OK bout all for now. will probably book my flight today. I have been really trying to calculatew how much I'll have my July, adding and subtracting rent, bills and pension every fortnight or when I know i should be. Will give me an approx. anyway. need to do it again cos I keep loosing track. it's hard to keep things in my head! *grrr
Til Next Time, RdFreak
rdfreak: (Default)
mmm I thought I could trust every little person on my LJ - how wrong I was! so I did another friends cut. indeed, all the people that are associated with Sugar (who's deciding to be a trouble maker who will not leave me alone now it will seem.). I didn't filter my entry, no, and I knew I'd be risking this. on the other hand i was up to testing my so-called friends trustworthiness. obviously there are some people around I can not trust and until I find out who that person is, everyone that knows this Sugar is out of my private life.

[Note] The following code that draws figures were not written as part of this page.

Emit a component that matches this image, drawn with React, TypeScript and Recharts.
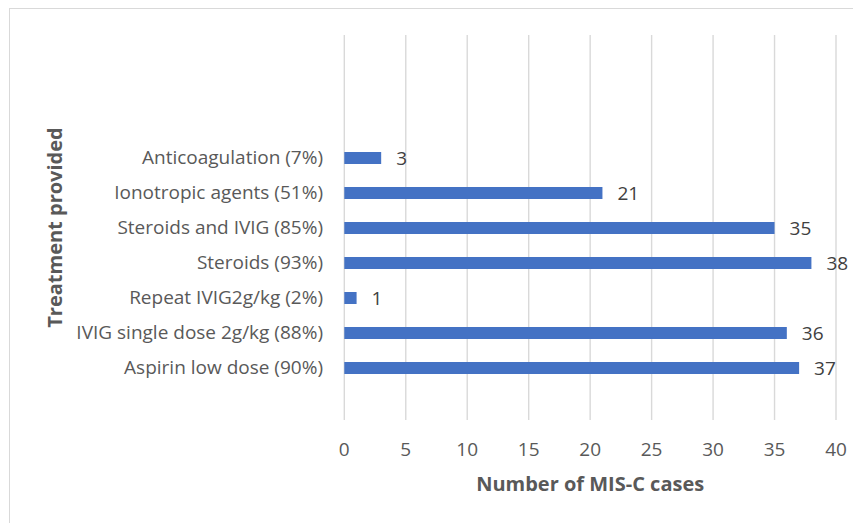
import React from "react";
import { BarChart, Bar, XAxis, YAxis, CartesianGrid, LabelList, Label } from "recharts";

const categories = [
  "Anticoagulation (7%)",
  "Ionotropic agents (51%)",
  "Steroids and IVIG (85%)",
  "Steroids (93%)",
  "Repeat IVIG2g/kg (2%)",
  "IVIG single dose 2g/kg (88%)",
  "Aspirin low dose (90%)",
];
const cases = [3, 21, 35, 38, 1, 36, 37];
const xTicks = [0, 5, 10, 15, 20, 25, 30, 35, 40];

const xTitle = "Number of MIS-C cases";
const yTitle = "Treatment provided";

const data = categories.map((name, i) => ({ name, cases: cases[i] }));

const FONT = "'Open Sans', sans-serif";
const TICK_SIZE = 19;
const TITLE_SIZE = 20;

const XTitle = (props: any) => {
  const vb = props.viewBox || {};
  return (
    <text
      x={vb.x + vb.width / 2}
      y={481.7}
      textAnchor="middle"
      fill="#595959"
      fontFamily={FONT}
      fontWeight={700}
      fontSize={TITLE_SIZE}
    >
      {xTitle}
    </text>
  );
};

const YTitle = (props: any) => {
  const vb = props.viewBox || {};
  const cx = 44.5;
  const cy = vb.y + vb.height / 2;
  return (
    <text
      x={cx}
      y={cy}
      dy="0.35em"
      transform={`rotate(-90, ${cx}, ${cy})`}
      textAnchor="middle"
      fill="#595959"
      fontFamily={FONT}
      fontWeight={700}
      fontSize={TITLE_SIZE}
    >
      {yTitle}
    </text>
  );
};

export default function App() {
  return (
    <div>
      <style>{`html,body{overflow:hidden}`}</style>
      <div
        style={{
          marginLeft: 1,
          width: 852,
          height: 514,
          borderTop: "1px solid #d9d9d9",
          borderLeft: "1px solid #d9d9d9",
          background: "#fff",
        }}
      >
        <BarChart
          width={851}
          height={514}
          data={data}
          layout="vertical"
          margin={{ top: 26, right: 25, bottom: 0, left: 0 }}
          barCategoryGap={0}
        >
          <CartesianGrid horizontal={false} stroke="#d9d9d9" strokeWidth={1.4} />
          <XAxis
            type="number"
            domain={[0, 40]}
            ticks={xTicks}
            interval={0}
            axisLine={false}
            tickLine={false}
            tickSize={0}
            tickMargin={23}
            height={103}
            tick={{ fill: "#595959", fontSize: TICK_SIZE, fontFamily: FONT }}
          >
            <Label content={<XTitle />} />
          </XAxis>
          <YAxis
            type="category"
            dataKey="name"
            width={334.3}
            interval={0}
            axisLine={false}
            tickLine={false}
            tickSize={0}
            tickMargin={21.3}
            padding={{ top: 105, bottom: 35 }}
            tick={{ fill: "#595959", fontSize: TICK_SIZE, fontFamily: FONT }}
          >
            <Label content={<YTitle />} />
          </YAxis>
          <Bar dataKey="cases" fill="#4472C4" barSize={12} isAnimationActive={false}>
            <LabelList
              dataKey="cases"
              position="right"
              offset={15}
              fill="#404040"
              fontSize={TICK_SIZE}
              fontFamily={FONT}
            />
          </Bar>
        </BarChart>
      </div>
    </div>
  );
}
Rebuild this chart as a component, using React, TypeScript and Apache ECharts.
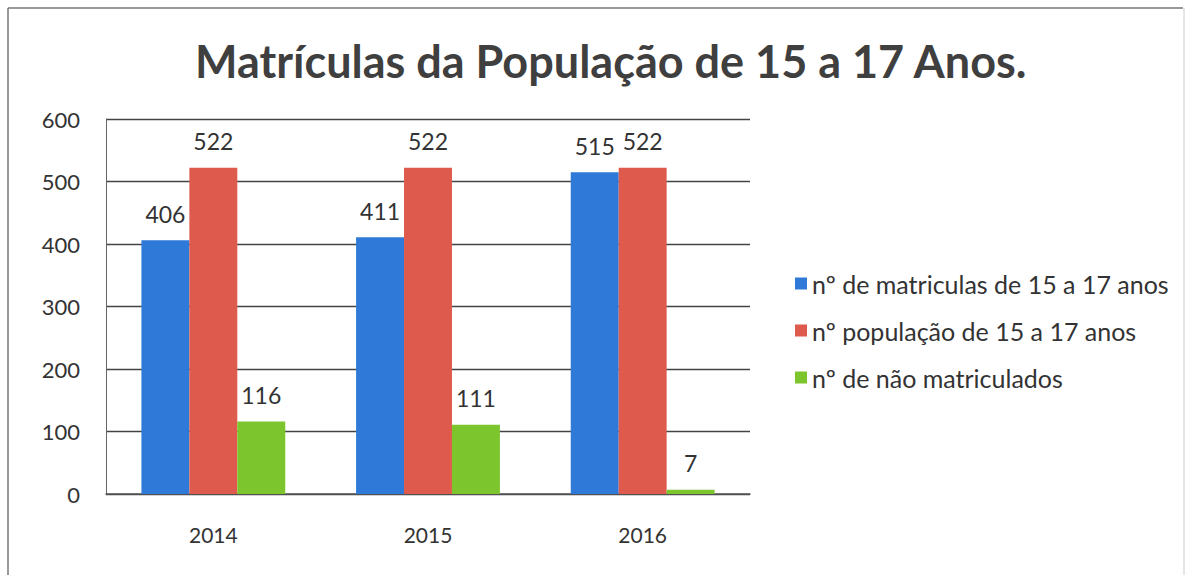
import React, { useEffect, useRef } from "react";
import * as echarts from "echarts";

const categories = ["2014", "2015", "2016"];
const matriculas = [406, 411, 515];
const populacao = [522, 522, 522];
const naoMatriculados = [116, 111, 7];
const seriesNames = [
  "nº de matriculas de 15 a 17 anos",
  "nº população de 15 a 17 anos",
  "nº de não matriculados",
];
const colors = ["#2F7AD8", "#DE5A4D", "#7DC52C"];
const titleText = "Matrículas da População de 15 a 17 Anos.";

const FONT = "Lato, 'Open Sans', 'DejaVu Sans', sans-serif";

export default function App() {
  const ref = useRef<HTMLDivElement>(null);
  useEffect(() => {
    if (!ref.current) return;
    const chart = echarts.init(ref.current, undefined, { renderer: "svg" });
    const values = [matriculas, populacao, naoMatriculados];
    chart.setOption({
      animation: false,
      backgroundColor: "#ffffff",
      title: {
        text: titleText,
        left: 190,
        top: 33,
        textStyle: {
          fontFamily: FONT,
          fontSize: 45,
          fontWeight: "bold",
          color: "#3f3f3f",
        },
      },
      legend: {
        orient: "vertical",
        left: 790,
        top: 266,
        itemGap: 22,
        itemWidth: 12,
        itemHeight: 12,
        icon: "rect",
        textStyle: { fontFamily: FONT, fontSize: 25, color: "#333333" },
        data: seriesNames,
      },
      grid: { left: 106, right: 439, top: 119, bottom: 81 },
      xAxis: {
        type: "category",
        data: categories,
        axisTick: { show: false },
        axisLine: { lineStyle: { color: "#555555", width: 1.5 } },
        axisLabel: {
          fontFamily: FONT,
          fontSize: 21,
          color: "#333333",
          margin: 30,
        },
      },
      yAxis: {
        type: "value",
        min: 0,
        max: 600,
        interval: 100,
        axisLine: { show: true, lineStyle: { color: "#666666" } },
        axisTick: { show: false },
        splitLine: { lineStyle: { color: "#444444", width: 1.3 } },
        axisLabel: {
          fontFamily: FONT,
          fontSize: 22,
          color: "#333333",
          margin: 26,
        },
      },
      series: seriesNames.map((name, i) => ({
        name,
        type: "bar",
        data: values[i],
        barGap: "0%",
        barCategoryGap: "33%",
        itemStyle: { color: colors[i] },
        label: {
          show: true,
          position: "top",
          distance: 15,
          fontFamily: FONT,
          fontSize: 23,
          color: "#333333",
        },
      })),
      graphic: [
        {
          type: "line",
          shape: { x1: 8, y1: 8, x2: 1183, y2: 8 },
          style: { stroke: "#777777", lineWidth: 1.5 },
        },
        {
          type: "line",
          shape: { x1: 8, y1: 8, x2: 8, y2: 575 },
          style: { stroke: "#777777", lineWidth: 1.5 },
        },
        {
          type: "line",
          shape: { x1: 1184, y1: 8, x2: 1184, y2: 575 },
          style: { stroke: "#cccccc", lineWidth: 1 },
        },
      ],
    });
    return () => chart.dispose();
  }, []);
  return (
    <div
      ref={ref}
      style={{ position: "fixed", left: 0, top: 0, width: 1189, height: 575 }}
    />
  );
}
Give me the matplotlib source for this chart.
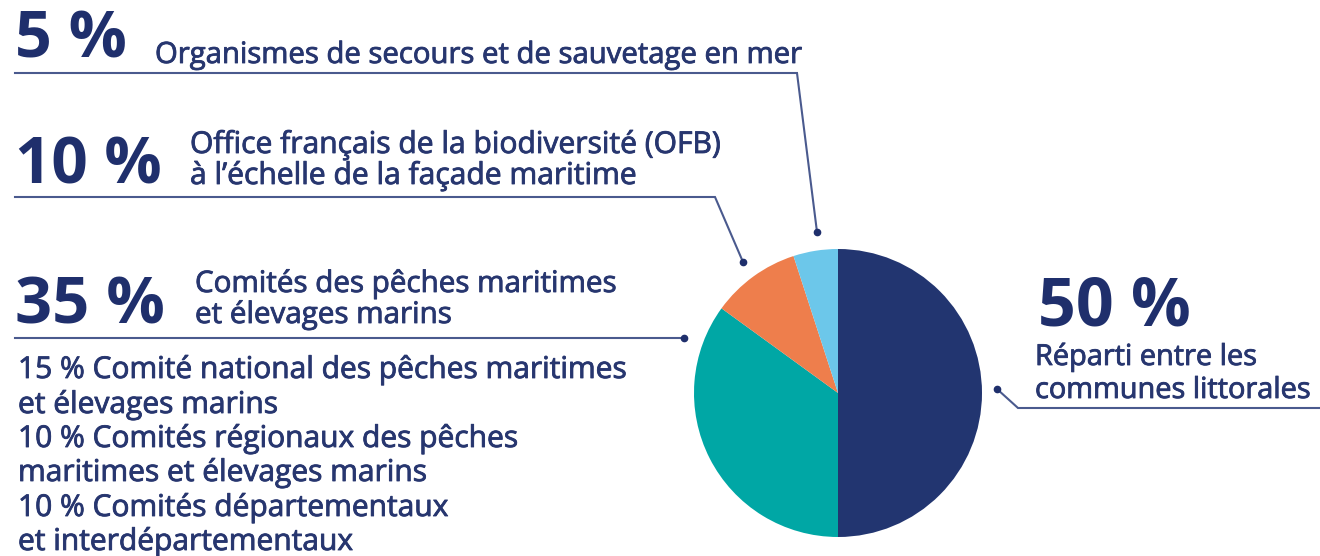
import matplotlib
matplotlib.use("Agg")
import matplotlib.pyplot as plt
import matplotlib.patheffects as pe

# ---------------- data ----------------
shares = [50, 35, 10, 5]
share_labels = ["50 %", "35 %", "10 %", "5 %"]
descriptions = [
    ["Réparti entre les", "communes littorales"],
    ["Comités des pêches maritimes", "et élevages marins"],
    ["Office français de la biodiversité (OFB)", "à l’échelle de la façade maritime"],
    ["Organismes de secours et de sauvetage en mer"],
]
slice_colors = ["#223570", "#00a7a5", "#ee7e4c", "#6cc7ea"]

sub_shares = [15, 10, 10]
sub_labels = [
    ["Comité national des pêches maritimes", "et élevages marins"],
    ["Comités régionaux des pêches", "maritimes et élevages marins"],
    ["Comités départementaux", "et interdépartementaux"],
]

# ---------------- style ----------------
W, H, DPI = 1320, 556, 100
NAVY = "#1f2f6c"
TEXT = "#27366f"
LINE = "#4a5a8e"
FONT = ["Open Sans", "DejaVu Sans"]

fig = plt.figure(figsize=(W / DPI, H / DPI), dpi=DPI)
fig.patch.set_facecolor("white")

# background axes in pixel coordinates (for text + leader lines)
bg = fig.add_axes([0, 0, 1, 1])
bg.set_xlim(0, W)
bg.set_ylim(H, 0)
bg.axis("off")

# pie axes
cx, cy, r = 838, 393, 144
pie_ax = fig.add_axes([(cx - r) / W, (H - cy - r) / H, 2 * r / W, 2 * r / H])
pie_ax.pie(shares, colors=slice_colors, startangle=90, counterclock=False,
           radius=1.0, wedgeprops=dict(linewidth=0))
pie_ax.set_xlim(-1, 1)
pie_ax.set_ylim(-1, 1)
pie_ax.set_aspect("equal")
pie_ax.axis("off")

renderer = fig.canvas.get_renderer()
thicken = [pe.withStroke(linewidth=0.6, foreground=TEXT)]


def fitted(x, lines, target_width, ys, color=TEXT, weight="normal", effects=thicken):
    """Draw lines of text, scaling the font so the longest line spans target_width px."""
    texts = [bg.text(x, yy, s, fontsize=20, color=color, family=FONT,
                     fontweight=weight, ha="left", va="baseline",
                     path_effects=effects)
             for s, yy in zip(lines, ys)]
    wmax = max(t.get_window_extent(renderer=renderer).width for t in texts)
    fs = 20 * target_width / wmax
    for t in texts:
        t.set_fontsize(fs)
    return texts


# big percentages
fitted(15, [share_labels[3]], 112, [58], color=NAVY, weight="bold", effects=[])
fitted(15, [share_labels[2]], 147, [184], color=NAVY, weight="bold", effects=[])
fitted(15, [share_labels[1]], 150, [324], color=NAVY, weight="bold", effects=[])
fitted(1038, [share_labels[0]], 153, [326], color=NAVY, weight="bold", effects=[])

# descriptions
fitted(155, descriptions[3], 645, [63])
fitted(190, descriptions[2], 530, [153, 184])
fitted(195, descriptions[1], 420, [292, 323])
fitted(1035, descriptions[0], 275, [365, 398])

# sub breakdown of the 35 %
sub_lines = []
for v, lab in zip(sub_shares, sub_labels):
    sub_lines.append(f"{v} % {lab[0]}")
    sub_lines.append(lab[1])
fitted(18, sub_lines, 607, [378, 413, 447, 481, 516, 550])

# leader lines
leaders = [
    ([15, 797, 817], [73, 73, 232]),
    ([15, 715, 743], [197, 197, 262]),
    ([15, 684], [338, 338]),
    ([1320, 1018, 997], [408, 408, 389]),
]
for xs, ys in leaders:
    bg.plot(xs, ys, color=LINE, lw=1.5, solid_joinstyle="miter")
    bg.plot(xs[-1], ys[-1], "o", color=NAVY, markersize=4.5)

fig.savefig("out.png", dpi=DPI, facecolor="white")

and just for the record apart from anyone who thinks they can actually proove their point to me that it was not them, I will not be causing myself or this person any more trouble by replying to anyone who wants to reply with pathetic messages on my LJ that I remain the comment option.
some people are so sad and have nothing better to do than be go-betweens and gossip. same as people that go around seeking LJ entries they can make nasty comments on which, incidently have nothing to do with the topic. I swear some people need lives.
So to this idiot/s, I will find you don't you worry! and to this idiot/s, when I do, I won't approach you again, you can trust me on that.
In other news I had a great day yesterday. I was was happy, and no-one except myself is going to take my happiness away from me! 23 days til christmas! second day of summer (and it's still quite cold here for now - but think it will warm up by the weekend. Not that I did a great deal. was on ventrilo with people who made me laugh! man I've got some crazy ventrilo friends! .. I just can not stop laughing with some of the ongoing sound affects some people like to play in the channel! Lol! Then I went out to Michael angelos for tea with dad and A. that was nice. then they came back here and dad and I was attempting a duette on the piano. Lol
Dad has really changed lately. he's so nice now. he even said he's made a conscious decision to keep his work stuff at work and I am not use to it. he will never understand or accept me saying that but I am just not use to having him actually always so bubbly any more on a consistent basis.
Well I am off for breakfast, then for the all-important zone chat just before I have to leave for music.
Just you idiots remember that I don't care if you're trying to plot against me and do the wrong thing by me. I am not taking part in this any more, what so ever. but I will find the bad guys and you will be out of my life fast!
Til Next Time, RdFreak
rdfreak: (Default)
My Journal is *not, under any circumstances, to be spread to anyone outside my circle of trust, (kinda sniggers as I think of the classic movie "meet the parents".
attention all blindies )
Til Next Time, RdFreak
rdfreak: (Default)
This will not happen again - friends cut! )
I didn't want to ever have to do this in my LJ, but why should I let people read my personal journal if they are going to carry it over to the person - in some way?!
*sigh* I feel a little better now, and I am seriously thinking of calling tomorrow and sorting it all out! Was thinking about it for a few days but after tonight .. still, I think whatever it needs to be done!